Understanding Market Share
To put it simply, market share is the percentage of the entire market you control with your products and services. For example, if you run a bakery and you sell $100,000 a year in products, but bakeries across the country sell a total of $10 billion in products each year, then you have a market share of about 0.01% – only a tiny fraction. The same can be said for many of the solo and small-business advisors out there. Mergers can help improve this market share either a little or a lot, depending on the risk you are willing to take and the capital you have available to you.
Merging with Competitors
One of the ways in which advisors are improving their overall market share involves merging with their toughest competitors.
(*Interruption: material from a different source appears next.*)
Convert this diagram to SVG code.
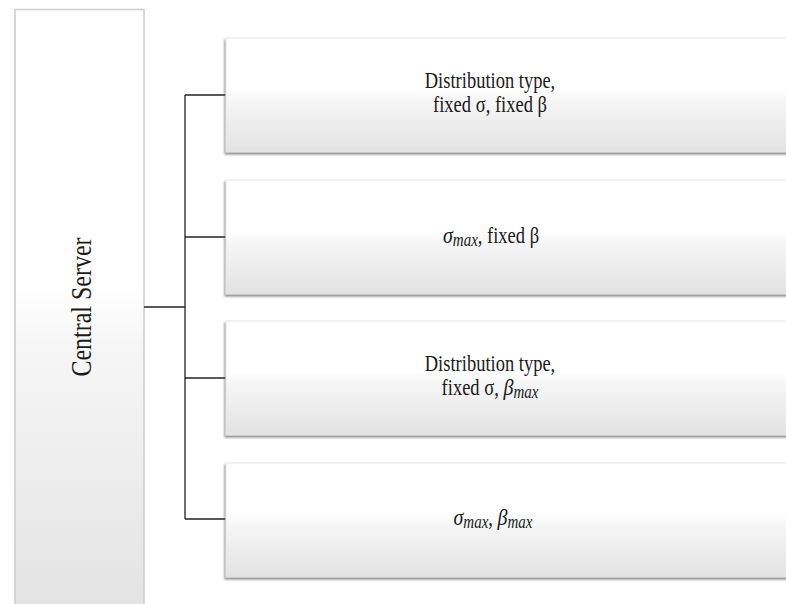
<svg xmlns="http://www.w3.org/2000/svg" width="786" height="604" viewBox="0 0 786 604">
  <defs>
    <linearGradient id="fillBox" x1="0" y1="0" x2="0" y2="1">
      <stop offset="0" stop-color="#ffffff"/>
      <stop offset="0.45" stop-color="#ffffff"/>
      <stop offset="0.55" stop-color="#f6f6f6"/>
      <stop offset="1" stop-color="#e2e2e2"/>
    </linearGradient>
    <linearGradient id="fillServer" x1="0" y1="0" x2="0" y2="1">
      <stop offset="0" stop-color="#ffffff"/>
      <stop offset="0.45" stop-color="#ffffff"/>
      <stop offset="0.55" stop-color="#f6f6f6"/>
      <stop offset="1" stop-color="#e2e2e2"/>
    </linearGradient>
    <filter id="shadow" x="-5%" y="-5%" width="110%" height="115%">
      <feDropShadow dx="-1" dy="2" stdDeviation="0.8" flood-color="#555" flood-opacity="0.7"/>
    </filter>
  </defs>
  <style>
    .box { fill: url(#fillBox); stroke: #e6e6e6; stroke-width: 1; filter: url(#shadow); }
    .server { fill: url(#fillServer); stroke: #cccccc; stroke-width: 1.5; }
    .label { font-family: "Liberation Serif", "Times New Roman", serif; font-size: 18.5px; fill: #1a1a1a; text-anchor: middle; }
    .math { font-family: "Liberation Serif", "Times New Roman", serif; font-style: italic; fill: #1a1a1a; }
    .link { fill: none; stroke: #222; stroke-width: 1.3; }
  </style>

  <rect width="786" height="604" fill="#ffffff"/>

  <!-- Central server column -->
  <g id="central-server">
    <rect class="server" x="15" y="9.5" width="129" height="610"/>
    <text class="label" transform="translate(91 307) rotate(-90) scale(1 1.25)" style="font-size:24px">Central Server</text>
  </g>

  <!-- Connectors -->
  <g id="connectors">
    <path class="link" d="M144 307 H185"/>
    <path class="link" d="M185 95 V519"/>
    <path class="link" d="M185 95 H226"/>
    <path class="link" d="M185 237 H226"/>
    <path class="link" d="M185 378 H226"/>
    <path class="link" d="M185 519 H226"/>
  </g>

  <!-- Option 1 -->
  <g id="option-1">
    <rect class="box" x="226" y="38" width="600" height="114"/>
    <text class="label" transform="translate(490 88) scale(1 1.2)">Distribution type,</text>
    <text class="label" transform="translate(490 112) scale(1 1.2)">fixed σ, fixed β</text>
  </g>

  <!-- Option 2 -->
  <g id="option-2">
    <rect class="box" x="226" y="180" width="600" height="114"/>
    <text class="label" transform="translate(491 243) scale(1 1.2)"><tspan class="math" font-size="20">σ</tspan><tspan class="math" font-size="15" dy="2.5">max</tspan><tspan dy="-2.5">, fixed β</tspan></text>
  </g>

  <!-- Option 3 -->
  <g id="option-3">
    <rect class="box" x="226" y="321" width="600" height="114"/>
    <text class="label" transform="translate(490 371) scale(1 1.2)">Distribution type,</text>
    <text class="label" transform="translate(490 395) scale(1 1.2)">fixed σ, <tspan class="math" font-size="20">β</tspan><tspan class="math" font-size="15" dy="2.5">max</tspan></text>
  </g>

  <!-- Option 4 -->
  <g id="option-4">
    <rect class="box" x="226" y="463" width="600" height="114"/>
    <text class="label" transform="translate(493 525) scale(1 1.2)"><tspan class="math" font-size="20">σ</tspan><tspan class="math" font-size="15" dy="2.5">max</tspan><tspan dy="-2.5">, </tspan><tspan class="math" font-size="20">β</tspan><tspan class="math" font-size="15" dy="2.5">max</tspan></text>
  </g>
</svg>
Using the bakery scenario, imagine that another bakery a few streets over also has 0.01% of the total market share. Because both bakeries compete so strongly with one another, the two bakeries combined would compete even more strongly against even larger competitors. Thus, merging the two bakeries will improve the overall market share for both simply by combining forces. Financial planning businesses work and grow in the same way.
Merging with (Almost) Failing Startups
Trying to merge with a startup financial planning firm is a bit of a risk. You have to keep in mind that you may be merging with a company that has generated a less-than-stellar reputation, whether due to the lack of knowledge and experience or even poor customer service. The good news here is that any merger is an expansion, so you can impose your more successful company’s name onto that business, essentially placing it “under new management” to set consumers’ minds at ease. Although it is risky, it pays off quite frequently. What’s more, you can usually merge with these struggling companies for very little capital.
If Your Business is Failing
Sometimes, attempting to start your own financial firm does not go as planned. You may have a hard time keeping employees, finding clients, or even finding the funds to market the way you should. Instead of filing bankruptcy on your business and considering it a lost cause, consider merging with a larger firm. Not only might this save your initial investment, but it may also boost your revenue by giving you access to a bigger chunk of the market. Although finding a company willing to merge with you might be difficult, it is not impossible.
As you can see, financial advisors merge their financial planning businesses with others for a multitude of reasons and in many ways. In some cases, competitors merge to ease market strain. In others, large companies simply absorb smaller ones due to the low price and additional resources. In either case, mergers almost always result in improved market share percentages.